I have a few sage leaves to thank for learning a clear lesson on hospitality last weekend. I left a photo assignment with the fullest heart, a handful of herbs and an even clearer picture of how beautiful hospitality can look when it comes genuinely from the heart.
I’m learning that the efforts we make to provide hospitality are only as good as our hearts intention — it’s just as much about what you do for people as it is how you feel doing it. When hospitality comes out of an overflowing of love to share, care and provide it’s evident and beautiful in real ways. I saw that firsthand as I was welcomed with genuine appreciation into a stranger’s home last weekend.

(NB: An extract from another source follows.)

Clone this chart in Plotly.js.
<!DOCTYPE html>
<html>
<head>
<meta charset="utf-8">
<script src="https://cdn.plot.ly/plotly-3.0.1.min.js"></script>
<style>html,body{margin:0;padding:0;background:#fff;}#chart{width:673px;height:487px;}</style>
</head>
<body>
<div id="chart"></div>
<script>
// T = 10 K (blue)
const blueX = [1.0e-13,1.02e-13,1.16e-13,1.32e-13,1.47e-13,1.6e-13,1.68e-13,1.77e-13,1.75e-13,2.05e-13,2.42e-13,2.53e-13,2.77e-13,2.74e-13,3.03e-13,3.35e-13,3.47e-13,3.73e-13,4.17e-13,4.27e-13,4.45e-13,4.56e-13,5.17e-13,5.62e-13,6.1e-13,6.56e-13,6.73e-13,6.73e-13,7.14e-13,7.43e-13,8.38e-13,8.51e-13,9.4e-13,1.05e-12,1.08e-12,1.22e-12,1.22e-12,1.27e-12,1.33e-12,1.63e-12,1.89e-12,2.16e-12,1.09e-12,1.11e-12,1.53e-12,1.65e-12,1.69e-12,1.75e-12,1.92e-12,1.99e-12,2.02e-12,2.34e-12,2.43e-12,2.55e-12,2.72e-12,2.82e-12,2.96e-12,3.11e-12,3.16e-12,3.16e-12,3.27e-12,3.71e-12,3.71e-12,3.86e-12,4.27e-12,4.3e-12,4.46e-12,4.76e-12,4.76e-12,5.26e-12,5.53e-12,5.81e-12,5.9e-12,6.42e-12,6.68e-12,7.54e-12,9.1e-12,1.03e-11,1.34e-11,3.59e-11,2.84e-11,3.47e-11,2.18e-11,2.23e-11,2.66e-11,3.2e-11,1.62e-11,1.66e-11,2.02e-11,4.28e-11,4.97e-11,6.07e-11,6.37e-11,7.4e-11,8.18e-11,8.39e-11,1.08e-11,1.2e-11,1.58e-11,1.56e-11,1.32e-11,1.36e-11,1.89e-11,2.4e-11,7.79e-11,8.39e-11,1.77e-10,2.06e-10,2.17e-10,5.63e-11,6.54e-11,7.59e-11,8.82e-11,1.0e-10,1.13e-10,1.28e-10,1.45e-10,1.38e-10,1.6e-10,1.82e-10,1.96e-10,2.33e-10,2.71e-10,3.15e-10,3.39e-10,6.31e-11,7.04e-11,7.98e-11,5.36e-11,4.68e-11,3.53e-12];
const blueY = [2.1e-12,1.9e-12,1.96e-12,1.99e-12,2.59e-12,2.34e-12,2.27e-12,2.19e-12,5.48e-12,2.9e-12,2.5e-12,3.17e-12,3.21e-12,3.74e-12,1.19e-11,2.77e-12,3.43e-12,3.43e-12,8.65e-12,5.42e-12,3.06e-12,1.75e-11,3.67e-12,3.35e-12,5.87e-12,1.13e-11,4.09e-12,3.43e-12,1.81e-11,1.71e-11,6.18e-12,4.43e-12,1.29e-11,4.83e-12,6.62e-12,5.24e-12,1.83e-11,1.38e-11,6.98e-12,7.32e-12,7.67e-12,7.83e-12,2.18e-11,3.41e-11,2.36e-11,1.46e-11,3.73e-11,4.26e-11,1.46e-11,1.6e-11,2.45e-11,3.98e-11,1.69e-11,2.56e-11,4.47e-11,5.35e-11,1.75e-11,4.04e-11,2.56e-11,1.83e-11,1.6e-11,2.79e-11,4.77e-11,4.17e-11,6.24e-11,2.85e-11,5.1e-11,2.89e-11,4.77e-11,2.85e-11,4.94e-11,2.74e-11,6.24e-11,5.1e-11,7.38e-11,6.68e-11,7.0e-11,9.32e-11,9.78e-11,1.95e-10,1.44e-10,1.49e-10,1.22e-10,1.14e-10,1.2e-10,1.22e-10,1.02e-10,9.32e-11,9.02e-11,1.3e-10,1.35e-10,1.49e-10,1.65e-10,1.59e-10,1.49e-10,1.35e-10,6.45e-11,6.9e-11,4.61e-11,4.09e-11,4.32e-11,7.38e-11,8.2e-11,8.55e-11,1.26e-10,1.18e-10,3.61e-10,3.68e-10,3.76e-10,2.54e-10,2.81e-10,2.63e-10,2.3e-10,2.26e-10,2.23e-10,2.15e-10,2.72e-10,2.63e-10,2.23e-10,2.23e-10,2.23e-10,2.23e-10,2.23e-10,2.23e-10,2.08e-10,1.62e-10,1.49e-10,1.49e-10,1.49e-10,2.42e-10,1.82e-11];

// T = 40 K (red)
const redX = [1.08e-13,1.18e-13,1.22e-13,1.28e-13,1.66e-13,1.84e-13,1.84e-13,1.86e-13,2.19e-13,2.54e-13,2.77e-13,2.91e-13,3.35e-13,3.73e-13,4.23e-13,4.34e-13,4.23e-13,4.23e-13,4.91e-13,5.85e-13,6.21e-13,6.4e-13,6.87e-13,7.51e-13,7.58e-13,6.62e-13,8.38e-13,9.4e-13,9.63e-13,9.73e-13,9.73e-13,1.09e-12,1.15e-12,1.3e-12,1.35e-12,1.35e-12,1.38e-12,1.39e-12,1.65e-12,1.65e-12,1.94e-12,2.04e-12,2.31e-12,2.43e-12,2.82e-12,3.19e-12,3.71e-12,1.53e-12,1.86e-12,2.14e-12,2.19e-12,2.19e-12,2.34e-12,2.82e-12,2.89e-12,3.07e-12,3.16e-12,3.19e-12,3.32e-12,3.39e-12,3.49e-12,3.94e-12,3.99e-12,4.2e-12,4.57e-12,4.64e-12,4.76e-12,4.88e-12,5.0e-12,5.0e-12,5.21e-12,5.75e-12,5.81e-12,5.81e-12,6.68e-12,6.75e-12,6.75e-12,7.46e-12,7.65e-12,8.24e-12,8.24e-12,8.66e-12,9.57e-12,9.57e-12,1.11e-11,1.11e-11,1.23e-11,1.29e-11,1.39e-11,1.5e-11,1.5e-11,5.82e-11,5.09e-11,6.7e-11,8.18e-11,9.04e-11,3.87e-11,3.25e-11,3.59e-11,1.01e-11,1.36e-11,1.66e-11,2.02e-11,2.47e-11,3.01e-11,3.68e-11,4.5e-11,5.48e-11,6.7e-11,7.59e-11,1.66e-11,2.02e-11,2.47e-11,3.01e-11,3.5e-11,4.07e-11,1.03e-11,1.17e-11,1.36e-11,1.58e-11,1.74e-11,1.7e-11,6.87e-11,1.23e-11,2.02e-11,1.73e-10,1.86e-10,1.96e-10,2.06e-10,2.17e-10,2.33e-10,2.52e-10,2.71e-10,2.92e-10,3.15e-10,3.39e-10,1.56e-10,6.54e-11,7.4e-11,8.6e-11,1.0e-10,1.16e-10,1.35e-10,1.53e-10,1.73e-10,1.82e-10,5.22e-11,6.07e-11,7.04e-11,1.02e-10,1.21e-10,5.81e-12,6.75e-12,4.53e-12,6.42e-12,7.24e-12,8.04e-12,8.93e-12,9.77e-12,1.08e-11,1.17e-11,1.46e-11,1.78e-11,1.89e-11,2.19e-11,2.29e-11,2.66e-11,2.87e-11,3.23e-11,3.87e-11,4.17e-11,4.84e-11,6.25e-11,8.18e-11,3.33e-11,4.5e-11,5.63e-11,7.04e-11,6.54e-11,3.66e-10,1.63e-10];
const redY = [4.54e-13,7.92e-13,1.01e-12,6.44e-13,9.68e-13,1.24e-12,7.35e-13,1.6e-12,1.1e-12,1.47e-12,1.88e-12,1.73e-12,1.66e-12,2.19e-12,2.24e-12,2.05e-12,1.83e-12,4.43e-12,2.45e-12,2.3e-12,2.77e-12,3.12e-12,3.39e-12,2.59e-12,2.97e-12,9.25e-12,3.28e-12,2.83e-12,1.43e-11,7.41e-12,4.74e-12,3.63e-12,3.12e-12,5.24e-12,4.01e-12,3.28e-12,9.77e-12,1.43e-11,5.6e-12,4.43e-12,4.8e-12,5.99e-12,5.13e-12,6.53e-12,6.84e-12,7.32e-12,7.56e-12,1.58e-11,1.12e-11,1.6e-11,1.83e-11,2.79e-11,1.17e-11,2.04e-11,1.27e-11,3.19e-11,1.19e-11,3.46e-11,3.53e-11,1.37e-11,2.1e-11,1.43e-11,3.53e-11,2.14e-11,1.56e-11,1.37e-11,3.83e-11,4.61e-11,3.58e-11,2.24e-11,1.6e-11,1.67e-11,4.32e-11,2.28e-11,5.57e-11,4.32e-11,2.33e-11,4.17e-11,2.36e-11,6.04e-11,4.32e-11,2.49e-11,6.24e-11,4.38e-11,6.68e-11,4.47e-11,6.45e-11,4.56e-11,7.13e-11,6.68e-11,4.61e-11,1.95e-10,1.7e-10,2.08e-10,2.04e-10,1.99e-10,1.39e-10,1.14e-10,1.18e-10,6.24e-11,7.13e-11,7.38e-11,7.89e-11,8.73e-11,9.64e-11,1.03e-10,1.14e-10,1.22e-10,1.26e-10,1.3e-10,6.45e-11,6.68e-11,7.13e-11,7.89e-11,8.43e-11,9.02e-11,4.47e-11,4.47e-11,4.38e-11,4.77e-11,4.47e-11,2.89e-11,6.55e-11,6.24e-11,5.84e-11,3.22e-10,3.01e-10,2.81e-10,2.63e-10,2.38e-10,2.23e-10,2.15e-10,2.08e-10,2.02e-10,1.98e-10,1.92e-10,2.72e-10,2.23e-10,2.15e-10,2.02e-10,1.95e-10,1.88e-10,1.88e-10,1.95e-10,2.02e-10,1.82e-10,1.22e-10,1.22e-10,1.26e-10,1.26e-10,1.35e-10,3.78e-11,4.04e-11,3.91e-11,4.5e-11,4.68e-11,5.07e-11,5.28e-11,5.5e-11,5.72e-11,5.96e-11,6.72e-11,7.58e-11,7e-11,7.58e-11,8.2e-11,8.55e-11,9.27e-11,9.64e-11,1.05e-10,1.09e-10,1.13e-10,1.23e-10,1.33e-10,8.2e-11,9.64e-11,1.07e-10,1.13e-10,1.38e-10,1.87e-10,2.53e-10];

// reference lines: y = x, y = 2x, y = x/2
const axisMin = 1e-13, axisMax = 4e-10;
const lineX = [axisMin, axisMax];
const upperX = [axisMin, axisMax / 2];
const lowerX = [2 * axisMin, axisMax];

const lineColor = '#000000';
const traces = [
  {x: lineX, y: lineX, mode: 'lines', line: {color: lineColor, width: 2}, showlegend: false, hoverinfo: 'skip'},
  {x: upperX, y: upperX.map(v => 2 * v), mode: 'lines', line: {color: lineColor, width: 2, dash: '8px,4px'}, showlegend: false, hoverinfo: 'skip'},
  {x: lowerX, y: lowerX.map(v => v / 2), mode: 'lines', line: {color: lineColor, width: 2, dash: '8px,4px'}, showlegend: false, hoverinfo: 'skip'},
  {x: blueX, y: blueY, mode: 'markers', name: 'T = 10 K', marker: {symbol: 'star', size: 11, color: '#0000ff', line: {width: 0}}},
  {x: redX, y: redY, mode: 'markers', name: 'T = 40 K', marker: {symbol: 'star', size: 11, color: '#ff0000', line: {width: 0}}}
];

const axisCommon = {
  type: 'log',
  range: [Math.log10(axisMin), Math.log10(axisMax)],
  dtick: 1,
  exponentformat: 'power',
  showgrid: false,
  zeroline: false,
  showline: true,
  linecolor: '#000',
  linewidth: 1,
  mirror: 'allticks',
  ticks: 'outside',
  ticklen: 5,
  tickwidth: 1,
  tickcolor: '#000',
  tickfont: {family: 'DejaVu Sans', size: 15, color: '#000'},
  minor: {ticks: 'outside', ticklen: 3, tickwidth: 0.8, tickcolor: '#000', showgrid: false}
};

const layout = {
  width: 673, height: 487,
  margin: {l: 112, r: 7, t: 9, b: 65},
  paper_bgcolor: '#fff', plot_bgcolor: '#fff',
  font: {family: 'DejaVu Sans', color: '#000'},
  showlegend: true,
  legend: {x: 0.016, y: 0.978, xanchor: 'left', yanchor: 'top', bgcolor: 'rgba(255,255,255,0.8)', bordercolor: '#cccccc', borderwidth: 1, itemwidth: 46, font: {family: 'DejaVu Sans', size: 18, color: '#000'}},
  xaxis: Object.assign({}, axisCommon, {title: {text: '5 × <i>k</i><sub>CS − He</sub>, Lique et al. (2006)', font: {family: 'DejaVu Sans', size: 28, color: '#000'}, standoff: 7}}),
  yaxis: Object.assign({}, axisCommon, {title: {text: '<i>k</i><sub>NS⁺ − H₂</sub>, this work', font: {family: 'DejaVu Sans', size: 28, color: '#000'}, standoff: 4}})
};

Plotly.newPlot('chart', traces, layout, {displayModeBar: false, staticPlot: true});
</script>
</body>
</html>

I was documenting a family gathering in celebration of a 90th birthday, but I felt just as much a part of the festivities as anyone who was at the party by invitation. Sandra, the hostess, effortlessly greeted, conversed, danced, and brought everyone together to celebrate her husband’s birthday — all with the most beautiful smile on her face. Never seeming phased by the prospect of hosting 50 people and simultaneously enjoying the party herself.

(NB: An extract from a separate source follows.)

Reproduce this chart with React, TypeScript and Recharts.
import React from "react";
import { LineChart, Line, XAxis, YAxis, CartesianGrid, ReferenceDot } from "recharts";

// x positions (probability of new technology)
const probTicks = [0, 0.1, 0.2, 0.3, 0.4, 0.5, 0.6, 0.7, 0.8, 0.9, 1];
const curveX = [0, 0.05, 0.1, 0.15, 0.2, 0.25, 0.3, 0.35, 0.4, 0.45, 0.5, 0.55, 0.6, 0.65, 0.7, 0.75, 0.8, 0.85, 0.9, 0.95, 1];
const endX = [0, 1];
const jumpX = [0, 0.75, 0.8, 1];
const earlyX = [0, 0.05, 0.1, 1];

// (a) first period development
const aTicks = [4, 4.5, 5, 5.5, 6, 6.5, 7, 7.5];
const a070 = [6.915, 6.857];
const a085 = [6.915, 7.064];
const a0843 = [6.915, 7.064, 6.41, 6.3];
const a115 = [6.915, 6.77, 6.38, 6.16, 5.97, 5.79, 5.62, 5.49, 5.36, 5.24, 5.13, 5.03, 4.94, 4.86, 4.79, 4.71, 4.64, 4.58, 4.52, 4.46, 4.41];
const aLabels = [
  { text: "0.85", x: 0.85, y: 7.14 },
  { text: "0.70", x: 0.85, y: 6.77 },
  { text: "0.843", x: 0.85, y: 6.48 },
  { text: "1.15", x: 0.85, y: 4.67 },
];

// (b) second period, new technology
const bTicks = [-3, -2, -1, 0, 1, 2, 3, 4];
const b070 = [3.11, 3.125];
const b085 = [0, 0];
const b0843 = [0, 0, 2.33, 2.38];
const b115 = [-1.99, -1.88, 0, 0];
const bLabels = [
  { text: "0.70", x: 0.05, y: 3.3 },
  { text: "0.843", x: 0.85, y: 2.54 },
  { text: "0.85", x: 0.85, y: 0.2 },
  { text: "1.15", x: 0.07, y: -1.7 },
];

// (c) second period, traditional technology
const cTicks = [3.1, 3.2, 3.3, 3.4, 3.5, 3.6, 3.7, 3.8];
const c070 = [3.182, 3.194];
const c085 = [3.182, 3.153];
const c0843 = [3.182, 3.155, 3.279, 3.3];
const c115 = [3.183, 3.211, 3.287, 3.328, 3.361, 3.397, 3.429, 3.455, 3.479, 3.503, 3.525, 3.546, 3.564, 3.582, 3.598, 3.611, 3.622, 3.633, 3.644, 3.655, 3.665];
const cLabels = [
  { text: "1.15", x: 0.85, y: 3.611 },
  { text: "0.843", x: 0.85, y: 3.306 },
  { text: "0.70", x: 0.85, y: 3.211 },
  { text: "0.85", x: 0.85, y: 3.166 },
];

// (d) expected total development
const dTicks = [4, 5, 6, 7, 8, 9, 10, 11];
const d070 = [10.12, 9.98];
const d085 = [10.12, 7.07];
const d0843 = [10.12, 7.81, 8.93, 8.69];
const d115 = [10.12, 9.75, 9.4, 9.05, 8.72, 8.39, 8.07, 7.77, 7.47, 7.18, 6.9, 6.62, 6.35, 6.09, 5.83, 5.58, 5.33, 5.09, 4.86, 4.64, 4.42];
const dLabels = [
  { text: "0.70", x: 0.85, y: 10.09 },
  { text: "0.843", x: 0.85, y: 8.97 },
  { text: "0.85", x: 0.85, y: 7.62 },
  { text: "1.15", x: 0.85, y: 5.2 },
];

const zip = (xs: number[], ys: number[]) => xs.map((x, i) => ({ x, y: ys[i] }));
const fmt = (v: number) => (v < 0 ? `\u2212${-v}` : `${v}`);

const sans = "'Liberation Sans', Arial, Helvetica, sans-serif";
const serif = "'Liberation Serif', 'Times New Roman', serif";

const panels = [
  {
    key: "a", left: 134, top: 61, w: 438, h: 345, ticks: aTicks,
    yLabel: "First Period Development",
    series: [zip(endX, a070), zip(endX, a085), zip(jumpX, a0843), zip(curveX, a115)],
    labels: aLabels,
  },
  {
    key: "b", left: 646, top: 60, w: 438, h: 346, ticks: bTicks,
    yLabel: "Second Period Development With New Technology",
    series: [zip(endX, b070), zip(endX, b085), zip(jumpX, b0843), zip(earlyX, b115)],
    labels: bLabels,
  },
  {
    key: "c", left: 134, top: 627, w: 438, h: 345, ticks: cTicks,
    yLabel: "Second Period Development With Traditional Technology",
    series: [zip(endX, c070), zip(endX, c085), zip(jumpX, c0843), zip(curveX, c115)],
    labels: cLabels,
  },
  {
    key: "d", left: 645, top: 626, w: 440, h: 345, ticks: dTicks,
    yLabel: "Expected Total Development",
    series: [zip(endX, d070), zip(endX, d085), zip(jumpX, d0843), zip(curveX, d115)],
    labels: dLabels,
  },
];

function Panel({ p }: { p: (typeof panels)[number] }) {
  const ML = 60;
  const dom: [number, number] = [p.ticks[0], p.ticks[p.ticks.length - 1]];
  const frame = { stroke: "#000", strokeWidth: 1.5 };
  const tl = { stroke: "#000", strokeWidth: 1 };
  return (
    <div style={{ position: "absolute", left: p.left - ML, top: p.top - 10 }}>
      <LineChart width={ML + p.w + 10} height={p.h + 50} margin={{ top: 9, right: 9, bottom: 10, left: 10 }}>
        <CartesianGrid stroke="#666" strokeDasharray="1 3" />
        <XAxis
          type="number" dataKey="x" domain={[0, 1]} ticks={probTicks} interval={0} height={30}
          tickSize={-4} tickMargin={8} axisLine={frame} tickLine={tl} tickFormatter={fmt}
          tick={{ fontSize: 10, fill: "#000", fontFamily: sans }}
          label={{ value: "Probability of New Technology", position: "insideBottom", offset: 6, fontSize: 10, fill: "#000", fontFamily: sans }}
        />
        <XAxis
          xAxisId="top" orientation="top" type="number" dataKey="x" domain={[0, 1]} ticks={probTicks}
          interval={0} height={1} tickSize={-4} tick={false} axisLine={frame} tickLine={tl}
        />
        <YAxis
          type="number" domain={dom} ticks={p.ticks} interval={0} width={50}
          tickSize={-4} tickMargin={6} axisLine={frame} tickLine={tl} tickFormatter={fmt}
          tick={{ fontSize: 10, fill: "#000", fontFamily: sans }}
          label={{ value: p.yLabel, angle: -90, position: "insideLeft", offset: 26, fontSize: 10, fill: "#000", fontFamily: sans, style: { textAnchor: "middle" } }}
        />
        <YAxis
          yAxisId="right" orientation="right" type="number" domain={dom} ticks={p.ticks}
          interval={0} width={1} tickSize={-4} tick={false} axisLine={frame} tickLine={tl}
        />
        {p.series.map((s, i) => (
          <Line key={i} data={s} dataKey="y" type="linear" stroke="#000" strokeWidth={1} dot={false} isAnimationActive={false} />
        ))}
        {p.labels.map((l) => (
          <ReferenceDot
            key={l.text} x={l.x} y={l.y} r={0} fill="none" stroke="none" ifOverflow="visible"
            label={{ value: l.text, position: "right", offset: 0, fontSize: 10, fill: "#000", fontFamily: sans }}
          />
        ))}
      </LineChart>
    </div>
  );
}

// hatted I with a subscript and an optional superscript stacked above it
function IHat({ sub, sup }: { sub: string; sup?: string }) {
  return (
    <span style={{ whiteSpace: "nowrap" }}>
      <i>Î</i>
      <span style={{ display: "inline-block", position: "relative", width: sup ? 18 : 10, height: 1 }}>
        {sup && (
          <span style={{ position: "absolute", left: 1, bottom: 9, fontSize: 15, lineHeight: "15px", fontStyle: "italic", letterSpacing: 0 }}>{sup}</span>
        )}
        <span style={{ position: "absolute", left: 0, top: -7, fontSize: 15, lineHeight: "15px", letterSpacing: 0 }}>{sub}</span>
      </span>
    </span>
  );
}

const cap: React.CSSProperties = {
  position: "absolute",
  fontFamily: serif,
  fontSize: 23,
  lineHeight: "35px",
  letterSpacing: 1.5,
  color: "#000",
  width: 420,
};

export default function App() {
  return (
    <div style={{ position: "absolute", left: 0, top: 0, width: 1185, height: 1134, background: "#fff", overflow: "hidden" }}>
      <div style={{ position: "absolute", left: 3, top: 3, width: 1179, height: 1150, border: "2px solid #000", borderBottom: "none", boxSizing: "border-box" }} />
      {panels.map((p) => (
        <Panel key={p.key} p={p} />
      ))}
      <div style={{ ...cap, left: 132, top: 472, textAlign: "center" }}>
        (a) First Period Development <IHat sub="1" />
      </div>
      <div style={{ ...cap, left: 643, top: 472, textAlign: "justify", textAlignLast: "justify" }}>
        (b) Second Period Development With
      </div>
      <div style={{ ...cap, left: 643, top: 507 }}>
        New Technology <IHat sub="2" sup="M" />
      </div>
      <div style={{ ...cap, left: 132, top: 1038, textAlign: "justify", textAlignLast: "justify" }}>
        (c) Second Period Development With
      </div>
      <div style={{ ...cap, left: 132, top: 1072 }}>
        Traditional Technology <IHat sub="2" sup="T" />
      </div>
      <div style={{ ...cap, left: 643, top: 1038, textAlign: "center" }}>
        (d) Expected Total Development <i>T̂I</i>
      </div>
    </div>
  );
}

Sandra's hospitality sent me home from the party with a smile on my face and the sweet smell of fresh sage leaves inside my car. Her warmth and ease were evident to all and worth noting — she navigated the evening with such grace that I can only hope to emulate for whoever I find myself serving next. Whether that's a grand birthday party with 50 guests or inviting a dear friend over on a whim to eat a quick dinner. As long as there's food and a warm embrace, that's the crux of all this anyway.

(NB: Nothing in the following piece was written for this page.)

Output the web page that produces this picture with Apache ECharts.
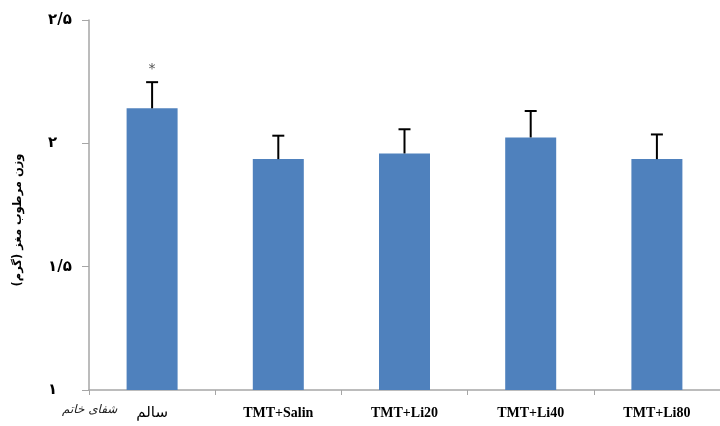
<!DOCTYPE html>
<html>
<head>
<meta charset="utf-8">
<script src="https://cdn.jsdelivr.net/npm/echarts@6/dist/echarts.min.js"></script>
<style>
html,body{margin:0;padding:0;background:#fff;}
#c{width:720px;height:426px;}
</style>
</head>
<body>
<div id="c"></div>
<script>
const categories = ['سالم', 'TMT+Salin', 'TMT+Li20', 'TMT+Li40', 'TMT+Li80'];
const values = [2.142, 1.936, 1.959, 2.024, 1.936];
const errors = [0.106, 0.095, 0.098, 0.107, 0.100];
const marks = ['*', '', '', '', ''];
const yTickLabels = {'1': '۱', '1.5': '۱/۵', '2': '۲', '2.5': '۲/۵'};
const yTitle = 'وزن مرطوب مغز (گرم)';

const chart = echarts.init(document.getElementById('c'));
const errData = values.map((v, i) => [i, v, errors[i], marks[i]]);

chart.setOption({
  animation: false,
  backgroundColor: '#fff',
  grid: {left: 89, top: 20, width: 642, height: 370, containLabel: false},
  xAxis: {
    type: 'category',
    data: categories,
    axisLine: {lineStyle: {color: '#a6a6a6', width: 1.5}},
    axisTick: {show: true, length: 5, lineStyle: {color: '#a6a6a6'}},
    axisLabel: {
      margin: 16,
      formatter: function (v) {
        return /[A-Za-z]/.test(v) ? '{en|' + v + '}' : '{fa|' + v + '}';
      },
      rich: {
        en: {fontFamily: 'Liberation Serif', fontWeight: 'bold', fontSize: 14, color: '#000'},
        fa: {fontFamily: 'DejaVu Sans', fontWeight: 'normal', fontSize: 15, color: '#000'}
      }
    }
  },
  yAxis: {
    type: 'value',
    min: 1, max: 2.5, interval: 0.5,
    name: yTitle,
    nameLocation: 'middle',
    nameRotate: 90,
    nameGap: 65,
    nameTextStyle: {fontFamily: 'DejaVu Sans', fontWeight: 'bold', fontSize: 11.5, color: '#000', padding: [0, 30, 0, 0]},
    splitLine: {show: false},
    axisLine: {show: true, lineStyle: {color: '#a6a6a6', width: 1.5}},
    axisTick: {show: true, length: 7, lineStyle: {color: '#a6a6a6'}},
    axisLabel: {
      margin: 41,
      align: 'left',
      fontFamily: 'DejaVu Sans', fontWeight: 'bold', fontSize: 15, color: '#000',
      formatter: function (v) { return yTickLabels[String(v)] || String(v); }
    }
  },
  series: [
    {
      type: 'bar',
      data: values,
      barWidth: 51,
      itemStyle: {color: '#4f81bd'}
    },
    {
      type: 'custom',
      data: errData,
      z: 10,
      renderItem: function (params, api) {
        const i = api.value(0), v = api.value(1), e = api.value(2);
        const base = api.coord([i, v]);
        const top = api.coord([i, v + e]);
        const children = [
          {type: 'line', shape: {x1: base[0], y1: base[1], x2: top[0], y2: top[1]}, style: {stroke: '#000', lineWidth: 2}},
          {type: 'line', shape: {x1: top[0] - 6, y1: top[1], x2: top[0] + 6, y2: top[1]}, style: {stroke: '#000', lineWidth: 2}}
        ];
        const m = marks[params.dataIndex];
        if (m) {
          children.push({type: 'text', x: top[0], y: top[1] - 13, style: {text: m, fill: '#555', fontSize: 14, fontFamily: 'DejaVu Sans', align: 'center', verticalAlign: 'middle'}});
        }
        return {type: 'group', children: children};
      }
    }
  ],
  graphic: [
    {type: 'text', left: 62, top: 404, style: {text: 'شفای خاتم', fontFamily: 'DejaVu Sans', fontStyle: 'italic', fontSize: 12, fill: '#222'}}
  ]
});
</script>
</body>
</html>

- Preheat the oven to 450.
- Toss the blackberries, sage, and brown sugar in a shallow pie plate.
- Roast for 10 minutes, or until the blackberries are soft and the juices are bubbling.
- Meanwhile, slice away the very top of the Brie wheel, removing just the rind.
- Place the Brie in a small ovenproof dish or another pie plate.
- Spoon the hot blackberries on top of the Brie, and pour the syrup over it.
- Bake for 8 to 12 minutes, or until the Brie is very hot and soft but has not collapsed.
- Remove from the oven. Serve immediately with bread or crackers.